Asked about what responsibility news organizations had when it comes to publishing provocative material, Earnest said, "There is no legitimate act of journalism — however offensive some people might find it — that justifies an act of violence, particularly an act of violence on the scale we saw today. That said, it is up to media organizations to make their own decisions about what they choose to publish, what stories they choose to pursue and what sort of commentary they want to broadcast about the world."
Obama called France one of America's strongest allies in dealing with terrorists and said they had been with the U.S. "every moment" since the Sept. 11 attacks.
"For us to see the kind of cowardly evil attacks that took place today I think reinforces once again why it's so important for us to stand in solidarity with them, just as they stand in solidarity with us," Obama said.
Obama said he would be talking with Kerry about protecting Americans living across the globe. Later, Obama counterterrorism adviser Lisa Monaco told MSNBC that there's no evidence of any threat to U.S. personnel in Paris.
Kerry, who has visited Paris more than any other foreign city as America's top diplomat, spoke earlier from the State Department in both English and French to offer America's support.
"I would like to say directly to the people of Paris and of all of France that each and every American stands with you today — not just in horror or in anger or in outrage at this vicious act of violence — but we stand with you in solidarity and in commitment both to the cause of confronting extremism and in the cause which the extremists fear so much," Kerry said.

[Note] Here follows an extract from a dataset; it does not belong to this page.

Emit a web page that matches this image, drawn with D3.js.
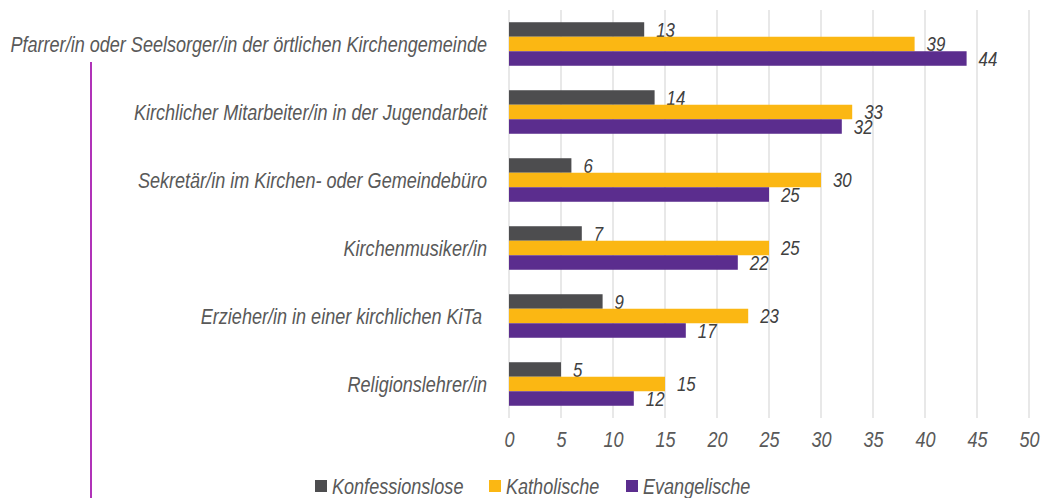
<!DOCTYPE html>
<html>
<head>
<meta charset="utf-8">
<script src="https://cdn.jsdelivr.net/npm/d3@7"></script>
<style>
  html, body { margin: 0; padding: 0; background: #fff; }
  svg { display: block; }
  text { font-family: "Liberation Sans", Arial, sans-serif; font-style: italic; }
</style>
</head>
<body>
<svg id="chart" width="1050" height="498"></svg>
<script>
// Categories (top to bottom)
const categories = [
  "Pfarrer/in oder Seelsorger/in der örtlichen Kirchengemeinde",
  "Kirchlicher Mitarbeiter/in in der Jugendarbeit",
  "Sekretär/in im Kirchen- oder Gemeindebüro",
  "Kirchenmusiker/in",
  "Erzieher/in in einer kirchlichen KiTa ",
  "Religionslehrer/in"
];
const seriesNames = ["Konfessionslose", "Katholische", "Evangelische"];
const konfessionslose = [13, 14, 6, 7, 9, 5];
const katholische = [39, 33, 30, 25, 23, 15];
const evangelische = [44, 32, 25, 22, 17, 12];
const tickValues = [0, 5, 10, 15, 20, 25, 30, 35, 40, 45, 50];
const colors = ["#4d4d4f", "#fbb713", "#5b2d8e"];

const seriesValues = [konfessionslose, katholische, evangelische];
const svg = d3.select("#chart");

const catSize = 22;
// Condensed look: Liberation Sans squeezed horizontally
const probe = svg.append("text").attr("font-size", catSize).text(categories[0]);
const squeeze = Math.min(1, 477 / probe.node().getComputedTextLength());
probe.remove();

// Places a text at (px, py) and squeezes it horizontally around that anchor
function place(sel, px, py) {
  sel.attr("x", 0).attr("y", 0)
    .attr("transform", (d, i) => `translate(${px(d, i)},${py(d, i)}) scale(${squeeze},1)`);
}

const x = d3.scaleLinear().domain([0, 50]).range([509, 1029]);
const y = d3.scaleBand().domain(categories).range([10, 418]).paddingInner(0.36).paddingOuter(0.18);
const yInner = d3.scaleBand().domain(seriesNames).range([0, y.bandwidth()]);

// Vertical gridlines
svg.append("g")
  .selectAll("line")
  .data(tickValues)
  .join("line")
  .attr("x1", d => x(d)).attr("x2", d => x(d))
  .attr("y1", 10).attr("y2", 418)
  .attr("stroke", "#d9d9d9").attr("stroke-width", 1.2);

// Accent line on the left
svg.append("line")
  .attr("x1", 91).attr("x2", 91)
  .attr("y1", 62).attr("y2", 498)
  .attr("stroke", "#b033b8").attr("stroke-width", 2);

// Bars and value labels
const groups = svg.append("g")
  .selectAll("g")
  .data(categories)
  .join("g")
  .attr("transform", d => `translate(0,${y(d)})`);

groups.each(function(cat, i) {
  const g = d3.select(this);
  seriesNames.forEach((s, j) => {
    const v = seriesValues[j][i];
    g.append("rect")
      .attr("x", x(0))
      .attr("y", yInner(s))
      .attr("width", x(v) - x(0))
      .attr("height", yInner.bandwidth())
      .attr("fill", colors[j]);
    g.append("text")
      .attr("dy", "0.35em")
      .attr("font-size", 20.5)
      .attr("fill", "#404040")
      .text(v)
      .call(place, () => x(v) + 12, () => yInner(s) + yInner.bandwidth() / 2);
  });
});

// Category labels
svg.append("g")
  .selectAll("text")
  .data(categories)
  .join("text")
  .attr("dy", "0.35em")
  .attr("text-anchor", "end")
  .attr("font-size", catSize)
  .attr("fill", "#595959")
  .style("white-space", "pre")
  .text(d => d)
  .call(place, () => 487, d => y(d) + y.bandwidth() / 2);

// X axis tick labels
const xAxis = d3.axisBottom(x).tickValues(tickValues).tickSize(0).tickPadding(0);
const axisG = svg.append("g").attr("transform", "translate(0,431)").call(xAxis);
axisG.select(".domain").remove();
axisG.selectAll("text")
  .attr("font-size", 22)
  .attr("font-family", "Liberation Sans, Arial, sans-serif")
  .attr("font-style", "italic")
  .attr("fill", "#595959")
  .attr("dy", "0.71em")
  .attr("transform", `scale(${squeeze},1)`);

// Legend
const legendX = [315, 489, 626];
const legend = svg.append("g")
  .selectAll("g")
  .data(seriesNames)
  .join("g")
  .attr("transform", (d, i) => `translate(${legendX[i]},486)`);
legend.append("rect")
  .attr("x", 0).attr("y", -6)
  .attr("width", 12).attr("height", 12)
  .attr("fill", (d, i) => colors[i]);
legend.append("text")
  .attr("dy", "0.35em")
  .attr("font-size", 22)
  .attr("fill", "#595959")
  .text(d => d)
  .call(place, () => 17, () => 0);
</script>
</body>
</html>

Follow Nedra Pickler on Twitter at https://twitter.com/nedrapickler
BEFORE YOU GO
01/09/2015 11:02 PM EST
Pro-Israel Rally In Amsterdam Scrapped
A pro-Israel rally set for January 11 in Amsterdam was "postponed because of the current situation in Paris," the organizers Holland4Israel announced. A new date for the event was not given.
01/09/2015 9:24 PM EST
Prosecutor Reveals Details From Sieges
Paris prosecutor Francois Molins revealed more details of the siege that killed the Kouachi brothers and Amedy Coulibaly, the Telegraph reports.
- The brothers had a loaded M82 rocket launcher, two Kalashnikov machine guns and two automatic pistols.
- Coulibaly had a Kalashnikov assault rifle, a Skorpion military pistol.
"On the body of one of the terrorists, the demining teams also found a grenade that had been positioned as a trap," Molins said.
01/09/2015 9:16 PM EST
Police Continue Search For Possible Accomplice
French police continued to search for Hayat Boumeddiene, a 26-year-old woman who is suspected of being an accomplice in the Paris attacks, ITV reports.
As of early Saturday morning, Boumeddiene is believed to still be on the run. She is a suspect in the killing of female police officer in Paris on Thursday, and is thought to have been the girlfriend of Amedy Coulibaly, who was killed by police on Friday.
01/09/2015 9:09 PM EST
'Paris is Charlie' Projected On Paris' Arc De Triomphe
01/09/2015 8:23 PM EST
Hacktivist Group Anonymous Vows Revenge For Charlie Hebdo Attack
Hacktivist group Anonymous released a video in which it states that it will shut down jihadist websites to avenge the Charlie Hebdo attack.
01/09/2015 8:20 PM EST
Prosecutor: Brothers Extensively Coordinated With Other Suspects
Paris prosecutor Francois Molins said that the Kouachi brothers had spoken on the phone more than 500 times with Amedy Coulibaly and his girlfriend Hayat Boumedienne, prior to the Paris attacks, the Guardian reports.
Both the Kouach brothers and Coulibaly were killed in dual sieges on Friday.
01/09/2015 8:15 PM EST
Memorial Outside Charlie Hebdo Offices In Paris
Pens, flowers, a flag, and a bottle of wine. Vive la France... pic.twitter.com/6MBaXWHkjd— Mark MacKinnon (@markmackinnon) January 10, 2015
01/09/2015 6:14 PM EST
Footage Of French Raid On Terror Suspects In Dammartin
France's National Gendarmerie released footage of its special forces raiding the printing house in Dammartin-en-Goele where the two Charlie Hebdo attack suspects were holding a person hostage.
The National Gendarmerie also released a picture of the hostage, with their face blurred, being led to safety after the raid. Both of the suspects were killed.
01/09/2015 5:44 PM EST
Yemen Launches Investigation Into Al Qaeda Link To France Attacks
Yemen's Spokesperson in Washington Mohammed Albasha writes on Twitter that Yemen has launched an investigation into possible connections between Al Qaeda's branch in the country, and the attacks in France.
01/09/2015 5:37 PM EST
Al Qaeda In Yemen's Statement On The Attacks
Al Qaeda's Yemen branch released an audio statement on the attacks in France, after a member of the group told the Associated Press they had "directed" the assault on Charlie Hebdo.
Soon after, the branch's senior cleric Sheikh Harith al-Nadhari issued a recording on the group's Twitter feed commenting on the "blessed raid on Paris." He denounced the "filthy" French and called them "the heads of infidelity who insult the prophets." He praised the "hero mujahedeen" who he said "taught them a lesson and the limits of freedom of speech."
Al-Nadhari stopped short of directly claiming responsibility for the attack, but added, "How can we not fight those who hurt our prophet, slandered our religion and fought the faithful."
Addressing the French, he said, "It better for you to stop striking Muslims so you can live in peace. But if you only wish for war, then rejoice, you will not enjoy peace as long as you wage war on God and his prophets and fight Muslims."
It was not immediately clear why al-Nadhari did not outright said al-Qaida in the Arabian Peninsula was behind the attack. The member told the AP that the group as delaying its official declaration of responsibility for "security reasons."